El otro día hablaba con un histórico militante socialista, cuya familia lleva generaciones vinculada al PSOE. Me contaba que cada vez que ponía la televisión o la radio se llevaba un disgusto. Siempre esperaba que, por fin, se terminara la avalancha de noticias sobre corrupción o irregularidades que salpican a su partido. Pero cada día, al encenderla, aparecía una nueva noticia, una decepción aún mayor. Ese es el sentir mayoritario entre muchos votantes socialistas: un sentimiento de frustración que no merecen, pues no se merecen que algunos hayan aprovechado las siglas del PSOE para su beneficio personal, ya sea con mordidas, sobres o a cambio de puestos y poder.
Los últimos escándalos que han sacudido al gobierno de Pedro Sánchez, con las escuchas de la vergüenza, el entorno directo del presidente y la sorprendente rueda de prensa en la que no se asumió ninguna responsabilidad por parte del presidente, evidencian una crisis política profunda que no solo afecta a la gobernabilidad nacional, sino que tendrá consecuencias directas para Elche y toda España. La corrupción vuelve a salir a la luz en su forma más vergonzosa, mostrando cómo un pequeño grupo de personas puede destruir la credibilidad y el esfuerzo de miles de políticos honestos en todo el país.
Pero, más allá de esto, considero que la corrupción más grave es la que se ejerce desde la propia gestión política del Gobierno de Sánchez, ese gobierno que en su día Alfredo Pérez Rubalcaba calificó como “Frankenstein”. Para mí, ha cometido actos mucho más dañinos que cualquier escándalo: el incumplimiento sistemático de la mayoría de las promesas electorales y la entrega de lo público a cambio de permanecer en el poder. Esa corrupción política, basada en el trueque de cargos, apoyos y favores, es aún más perniciosa. Y cuando hablamos de los ciudadanos afectados, no nos referimos solo al votante común, sino a los propios cargos socialistas —concejales, diputados autonómicos y dirigentes— que sufren el desgaste y la desconfianza dentro de sus propias filas.
En Elche y en la Comunitat Valenciana, se vive con gran preocupación, no solo por el impacto que estos casos lamentables de corrupción tienen sobre la gente honrada, sino también por la perspectiva política que se dibuja en el horizonte. Todo apunta a que el presidente Sánchez aguantará en el poder hasta 2027, haciendo coincidir la convocatoria electoral con las autonómicas y locales, un escenario en el que las opciones de victoria para el Partido Socialista son prácticamente nulas. La única salida viable para recuperar la competitividad política del PSOE en Elche y la Comunitat pasa por un adelanto electoral y la celebración de un congreso que nombre a un nuevo secretario general y candidato. Solo así podrían competir con alguna opción real frente a figuras como Pablo Ruz y Carlos Mazón, quien hasta ahora parecía “muerto” políticamente. De no producirse este cambio, los socialistas deberán prepararse para que tanto Ruz como el candidato que designe el PP para la Comunitat Valenciana se mantengan en el poder durante años.

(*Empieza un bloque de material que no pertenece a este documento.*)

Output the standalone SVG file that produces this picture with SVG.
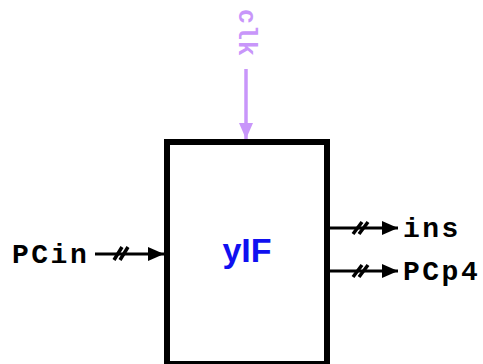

La corrupción no solo roba recursos, sino que destruye la confianza necesaria para que la ciudadanía crea en sus representantes. Es fundamental también subrayar que la corrupción política no solo se mide en comisiones o sobornos, sino en las promesas incumplidas y en las prioridades que se desvían hacia intereses partidistas y territoriales. Para Elche, esto significa menos oportunidades, menos recursos y más frustración, un coste que pagan todos sus habitantes y no solo los políticos que fallan en sus compromisos.
Esperamos que el PSOE de Elche y el de la Comunitat Valenciana puedan competir en igualdad de condiciones, manteniendo un sano espíritu democrático que permita que ambos sigan desarrollando su labor, unos gobernando y otros fiscalizando, para que al final sean los ciudadanos quienes decidan con su voto si esas políticas son buenas o no. Que ambos partidos se enfrenten en igualdad, con la ambición legítima de gobernar, ya sea el PSOE de Elche o el de la Comunitat Valenciana, porque solo así se garantiza una verdadera competencia que beneficie a la sociedad y fortalezca la democracia.
Y para ello, en política, la única forma de pedir perdón no es con palabras vacías ni promesas efímeras, sino dimitiendo; un verbo que, irónicamente, suena tan ajeno y contundente como si fuera ruso, pero no un ruso cualquiera, sino un ruso que firmaría el mismísimo Putin.